(GOAL): Repeat every line of the listing below exactly, minus the pictures.

(INPUT DATA):

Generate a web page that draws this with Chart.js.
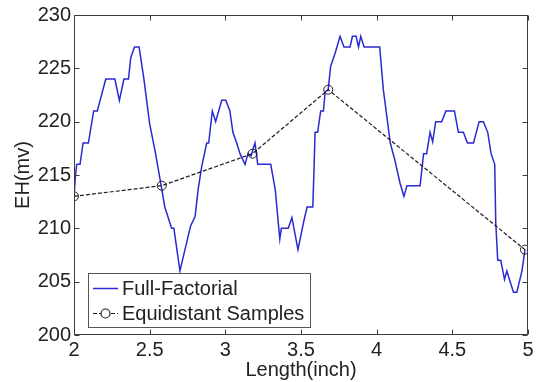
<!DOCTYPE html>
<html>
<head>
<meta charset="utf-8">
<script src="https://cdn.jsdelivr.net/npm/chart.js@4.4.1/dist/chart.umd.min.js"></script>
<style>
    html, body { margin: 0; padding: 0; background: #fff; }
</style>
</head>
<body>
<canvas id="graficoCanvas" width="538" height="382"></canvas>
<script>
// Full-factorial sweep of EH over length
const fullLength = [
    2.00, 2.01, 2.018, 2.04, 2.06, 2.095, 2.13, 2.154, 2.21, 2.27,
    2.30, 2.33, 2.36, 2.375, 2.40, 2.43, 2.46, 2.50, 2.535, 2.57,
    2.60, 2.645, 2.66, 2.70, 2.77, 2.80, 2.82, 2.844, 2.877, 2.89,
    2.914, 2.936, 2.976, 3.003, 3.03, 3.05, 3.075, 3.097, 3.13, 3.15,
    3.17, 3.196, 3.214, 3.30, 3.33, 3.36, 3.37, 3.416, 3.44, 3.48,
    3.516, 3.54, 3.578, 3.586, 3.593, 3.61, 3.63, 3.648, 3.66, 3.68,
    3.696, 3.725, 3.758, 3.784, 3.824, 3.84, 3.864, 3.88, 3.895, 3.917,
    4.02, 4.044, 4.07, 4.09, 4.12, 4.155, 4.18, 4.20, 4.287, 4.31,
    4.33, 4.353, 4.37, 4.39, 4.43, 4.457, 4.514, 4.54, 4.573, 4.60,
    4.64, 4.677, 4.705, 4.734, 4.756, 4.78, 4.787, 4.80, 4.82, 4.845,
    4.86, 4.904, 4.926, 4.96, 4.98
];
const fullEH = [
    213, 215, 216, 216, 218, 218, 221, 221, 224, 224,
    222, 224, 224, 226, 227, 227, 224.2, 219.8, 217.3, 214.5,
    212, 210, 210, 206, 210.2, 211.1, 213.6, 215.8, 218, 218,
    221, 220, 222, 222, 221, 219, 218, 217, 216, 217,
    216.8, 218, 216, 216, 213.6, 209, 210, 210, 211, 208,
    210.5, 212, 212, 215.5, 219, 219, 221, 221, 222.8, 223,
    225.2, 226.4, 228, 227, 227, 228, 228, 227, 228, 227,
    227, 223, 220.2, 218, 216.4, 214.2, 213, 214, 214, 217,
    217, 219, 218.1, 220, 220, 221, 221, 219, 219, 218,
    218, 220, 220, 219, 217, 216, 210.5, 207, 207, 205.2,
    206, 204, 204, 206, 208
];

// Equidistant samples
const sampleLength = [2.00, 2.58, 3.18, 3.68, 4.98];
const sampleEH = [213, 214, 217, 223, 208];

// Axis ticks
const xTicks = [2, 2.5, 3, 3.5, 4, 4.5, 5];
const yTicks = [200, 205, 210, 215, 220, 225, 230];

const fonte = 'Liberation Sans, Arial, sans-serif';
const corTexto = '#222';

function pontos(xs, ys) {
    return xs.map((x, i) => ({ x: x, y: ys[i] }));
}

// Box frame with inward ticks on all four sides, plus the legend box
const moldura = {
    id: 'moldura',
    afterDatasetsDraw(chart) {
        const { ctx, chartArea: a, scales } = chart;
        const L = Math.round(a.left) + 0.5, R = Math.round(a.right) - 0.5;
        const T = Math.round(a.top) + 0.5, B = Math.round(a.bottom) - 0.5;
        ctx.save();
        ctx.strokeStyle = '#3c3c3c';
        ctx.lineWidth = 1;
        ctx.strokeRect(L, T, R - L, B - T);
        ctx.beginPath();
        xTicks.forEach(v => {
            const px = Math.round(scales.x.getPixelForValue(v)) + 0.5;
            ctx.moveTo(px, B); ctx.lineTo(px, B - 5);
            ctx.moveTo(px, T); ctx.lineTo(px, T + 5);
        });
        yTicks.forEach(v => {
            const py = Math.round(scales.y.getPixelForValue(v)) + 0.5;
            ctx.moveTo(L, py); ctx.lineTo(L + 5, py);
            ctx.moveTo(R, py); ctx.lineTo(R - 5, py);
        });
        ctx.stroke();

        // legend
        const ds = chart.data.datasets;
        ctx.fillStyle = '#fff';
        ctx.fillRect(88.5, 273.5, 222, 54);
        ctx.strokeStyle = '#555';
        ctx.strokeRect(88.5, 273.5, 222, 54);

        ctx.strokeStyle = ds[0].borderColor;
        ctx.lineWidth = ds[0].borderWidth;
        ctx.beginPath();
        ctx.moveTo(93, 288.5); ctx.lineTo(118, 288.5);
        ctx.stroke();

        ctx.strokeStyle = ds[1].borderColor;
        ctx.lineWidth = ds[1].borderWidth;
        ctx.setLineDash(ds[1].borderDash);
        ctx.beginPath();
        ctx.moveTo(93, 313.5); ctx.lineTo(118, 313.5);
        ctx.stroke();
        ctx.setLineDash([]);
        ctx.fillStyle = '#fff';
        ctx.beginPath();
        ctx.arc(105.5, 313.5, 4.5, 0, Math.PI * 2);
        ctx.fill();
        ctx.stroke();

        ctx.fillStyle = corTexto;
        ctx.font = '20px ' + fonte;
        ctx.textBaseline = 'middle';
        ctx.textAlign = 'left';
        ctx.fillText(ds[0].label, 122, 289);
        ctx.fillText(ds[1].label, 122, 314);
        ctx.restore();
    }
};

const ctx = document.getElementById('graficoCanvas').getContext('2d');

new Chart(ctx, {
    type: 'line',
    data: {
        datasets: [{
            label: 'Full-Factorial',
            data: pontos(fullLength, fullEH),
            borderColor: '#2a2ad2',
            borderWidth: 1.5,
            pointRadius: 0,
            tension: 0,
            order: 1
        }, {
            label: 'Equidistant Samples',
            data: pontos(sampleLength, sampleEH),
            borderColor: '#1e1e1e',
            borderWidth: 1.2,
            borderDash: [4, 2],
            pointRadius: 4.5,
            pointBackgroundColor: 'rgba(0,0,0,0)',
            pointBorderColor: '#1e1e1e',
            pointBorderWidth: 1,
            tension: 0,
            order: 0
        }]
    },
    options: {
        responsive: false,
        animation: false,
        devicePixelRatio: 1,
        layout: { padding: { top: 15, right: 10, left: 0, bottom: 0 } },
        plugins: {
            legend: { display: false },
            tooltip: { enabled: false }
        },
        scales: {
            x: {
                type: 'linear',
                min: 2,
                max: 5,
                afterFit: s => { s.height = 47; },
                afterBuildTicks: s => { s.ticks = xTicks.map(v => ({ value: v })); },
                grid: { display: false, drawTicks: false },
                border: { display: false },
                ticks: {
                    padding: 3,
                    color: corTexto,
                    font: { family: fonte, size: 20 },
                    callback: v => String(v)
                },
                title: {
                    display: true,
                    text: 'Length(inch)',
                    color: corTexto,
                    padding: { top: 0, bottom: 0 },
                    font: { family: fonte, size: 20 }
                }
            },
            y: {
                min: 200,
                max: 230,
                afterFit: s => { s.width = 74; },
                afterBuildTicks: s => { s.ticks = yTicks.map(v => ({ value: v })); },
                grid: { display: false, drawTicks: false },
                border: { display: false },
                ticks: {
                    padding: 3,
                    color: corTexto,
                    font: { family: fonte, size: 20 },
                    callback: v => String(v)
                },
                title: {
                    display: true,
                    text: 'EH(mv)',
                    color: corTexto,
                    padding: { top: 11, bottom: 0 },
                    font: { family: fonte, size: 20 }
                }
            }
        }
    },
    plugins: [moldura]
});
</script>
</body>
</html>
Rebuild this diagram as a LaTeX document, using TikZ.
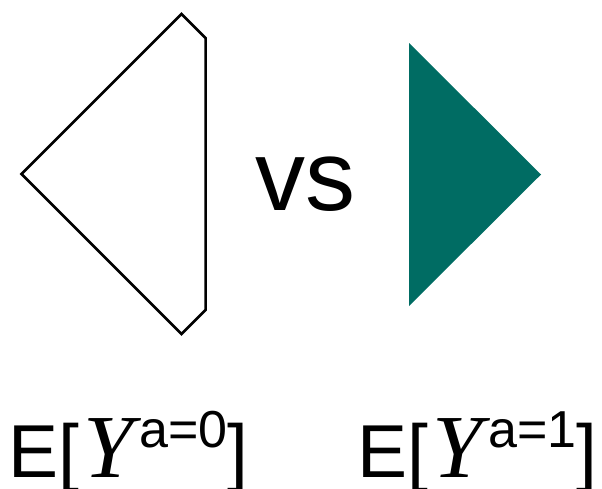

(CORRECT RESULT):
Generate a web page that draws this with Chart.js.
<!DOCTYPE html>
<html>
<head>
<meta charset="utf-8">
<script src="https://cdn.jsdelivr.net/npm/chart.js@4.4.1/dist/chart.umd.min.js"></script>
<style>
    html, body { margin: 0; padding: 0; background: #fff; }
</style>
</head>
<body>
<canvas id="graficoCanvas" width="538" height="382"></canvas>
<script>
// Full-factorial sweep of EH over length
const fullLength = [
    2.00, 2.01, 2.018, 2.04, 2.06, 2.095, 2.13, 2.154, 2.21, 2.27,
    2.30, 2.33, 2.36, 2.375, 2.40, 2.43, 2.46, 2.50, 2.535, 2.57,
    2.60, 2.645, 2.66, 2.70, 2.77, 2.80, 2.82, 2.844, 2.877, 2.89,
    2.914, 2.936, 2.976, 3.003, 3.03, 3.05, 3.075, 3.097, 3.13, 3.15,
    3.17, 3.196, 3.214, 3.30, 3.33, 3.36, 3.37, 3.416, 3.44, 3.48,
    3.516, 3.54, 3.578, 3.586, 3.593, 3.61, 3.63, 3.648, 3.66, 3.68,
    3.696, 3.725, 3.758, 3.784, 3.824, 3.84, 3.864, 3.88, 3.895, 3.917,
    4.02, 4.044, 4.07, 4.09, 4.12, 4.155, 4.18, 4.20, 4.287, 4.31,
    4.33, 4.353, 4.37, 4.39, 4.43, 4.457, 4.514, 4.54, 4.573, 4.60,
    4.64, 4.677, 4.705, 4.734, 4.756, 4.78, 4.787, 4.80, 4.82, 4.845,
    4.86, 4.904, 4.926, 4.96, 4.98
];
const fullEH = [
    213, 215, 216, 216, 218, 218, 221, 221, 224, 224,
    222, 224, 224, 226, 227, 227, 224.2, 219.8, 217.3, 214.5,
    212, 210, 210, 206, 210.2, 211.1, 213.6, 215.8, 218, 218,
    221, 220, 222, 222, 221, 219, 218, 217, 216, 217,
    216.8, 218, 216, 216, 213.6, 209, 210, 210, 211, 208,
    210.5, 212, 212, 215.5, 219, 219, 221, 221, 222.8, 223,
    225.2, 226.4, 228, 227, 227, 228, 228, 227, 228, 227,
    227, 223, 220.2, 218, 216.4, 214.2, 213, 214, 214, 217,
    217, 219, 218.1, 220, 220, 221, 221, 219, 219, 218,
    218, 220, 220, 219, 217, 216, 210.5, 207, 207, 205.2,
    206, 204, 204, 206, 208
];

// Equidistant samples
const sampleLength = [2.00, 2.58, 3.18, 3.68, 4.98];
const sampleEH = [213, 214, 217, 223, 208];

// Axis ticks
const xTicks = [2, 2.5, 3, 3.5, 4, 4.5, 5];
const yTicks = [200, 205, 210, 215, 220, 225, 230];

const fonte = 'Liberation Sans, Arial, sans-serif';
const corTexto = '#222';

function pontos(xs, ys) {
    return xs.map((x, i) => ({ x: x, y: ys[i] }));
}

// Box frame with inward ticks on all four sides, plus the legend box
const moldura = {
    id: 'moldura',
    afterDatasetsDraw(chart) {
        const { ctx, chartArea: a, scales } = chart;
        const L = Math.round(a.left) + 0.5, R = Math.round(a.right) - 0.5;
        const T = Math.round(a.top) + 0.5, B = Math.round(a.bottom) - 0.5;
        ctx.save();
        ctx.strokeStyle = '#3c3c3c';
        ctx.lineWidth = 1;
        ctx.strokeRect(L, T, R - L, B - T);
        ctx.beginPath();
        xTicks.forEach(v => {
            const px = Math.round(scales.x.getPixelForValue(v)) + 0.5;
            ctx.moveTo(px, B); ctx.lineTo(px, B - 5);
            ctx.moveTo(px, T); ctx.lineTo(px, T + 5);
        });
        yTicks.forEach(v => {
            const py = Math.round(scales.y.getPixelForValue(v)) + 0.5;
            ctx.moveTo(L, py); ctx.lineTo(L + 5, py);
            ctx.moveTo(R, py); ctx.lineTo(R - 5, py);
        });
        ctx.stroke();

        // legend
        const ds = chart.data.datasets;
        ctx.fillStyle = '#fff';
        ctx.fillRect(88.5, 273.5, 222, 54);
        ctx.strokeStyle = '#555';
        ctx.strokeRect(88.5, 273.5, 222, 54);

        ctx.strokeStyle = ds[0].borderColor;
        ctx.lineWidth = ds[0].borderWidth;
        ctx.beginPath();
        ctx.moveTo(93, 288.5); ctx.lineTo(118, 288.5);
        ctx.stroke();

        ctx.strokeStyle = ds[1].borderColor;
        ctx.lineWidth = ds[1].borderWidth;
        ctx.setLineDash(ds[1].borderDash);
        ctx.beginPath();
        ctx.moveTo(93, 313.5); ctx.lineTo(118, 313.5);
        ctx.stroke();
        ctx.setLineDash([]);
        ctx.fillStyle = '#fff';
        ctx.beginPath();
        ctx.arc(105.5, 313.5, 4.5, 0, Math.PI * 2);
        ctx.fill();
        ctx.stroke();

        ctx.fillStyle = corTexto;
        ctx.font = '20px ' + fonte;
        ctx.textBaseline = 'middle';
        ctx.textAlign = 'left';
        ctx.fillText(ds[0].label, 122, 289);
        ctx.fillText(ds[1].label, 122, 314);
        ctx.restore();
    }
};

const ctx = document.getElementById('graficoCanvas').getContext('2d');

new Chart(ctx, {
    type: 'line',
    data: {
        datasets: [{
            label: 'Full-Factorial',
            data: pontos(fullLength, fullEH),
            borderColor: '#2a2ad2',
            borderWidth: 1.5,
            pointRadius: 0,
            tension: 0,
            order: 1
        }, {
            label: 'Equidistant Samples',
            data: pontos(sampleLength, sampleEH),
            borderColor: '#1e1e1e',
            borderWidth: 1.2,
            borderDash: [4, 2],
            pointRadius: 4.5,
            pointBackgroundColor: 'rgba(0,0,0,0)',
            pointBorderColor: '#1e1e1e',
            pointBorderWidth: 1,
            tension: 0,
            order: 0
        }]
    },
    options: {
        responsive: false,
        animation: false,
        devicePixelRatio: 1,
        layout: { padding: { top: 15, right: 10, left: 0, bottom: 0 } },
        plugins: {
            legend: { display: false },
            tooltip: { enabled: false }
        },
        scales: {
            x: {
                type: 'linear',
                min: 2,
                max: 5,
                afterFit: s => { s.height = 47; },
                afterBuildTicks: s => { s.ticks = xTicks.map(v => ({ value: v })); },
                grid: { display: false, drawTicks: false },
                border: { display: false },
                ticks: {
                    padding: 3,
                    color: corTexto,
                    font: { family: fonte, size: 20 },
                    callback: v => String(v)
                },
                title: {
                    display: true,
                    text: 'Length(inch)',
                    color: corTexto,
                    padding: { top: 0, bottom: 0 },
                    font: { family: fonte, size: 20 }
                }
            },
            y: {
                min: 200,
                max: 230,
                afterFit: s => { s.width = 74; },
                afterBuildTicks: s => { s.ticks = yTicks.map(v => ({ value: v })); },
                grid: { display: false, drawTicks: false },
                border: { display: false },
                ticks: {
                    padding: 3,
                    color: corTexto,
                    font: { family: fonte, size: 20 },
                    callback: v => String(v)
                },
                title: {
                    display: true,
                    text: 'EH(mv)',
                    color: corTexto,
                    padding: { top: 11, bottom: 0 },
                    font: { family: fonte, size: 20 }
                }
            }
        }
    },
    plugins: [moldura]
});
</script>
</body>
</html>
Rebuild this diagram as a LaTeX document, using TikZ.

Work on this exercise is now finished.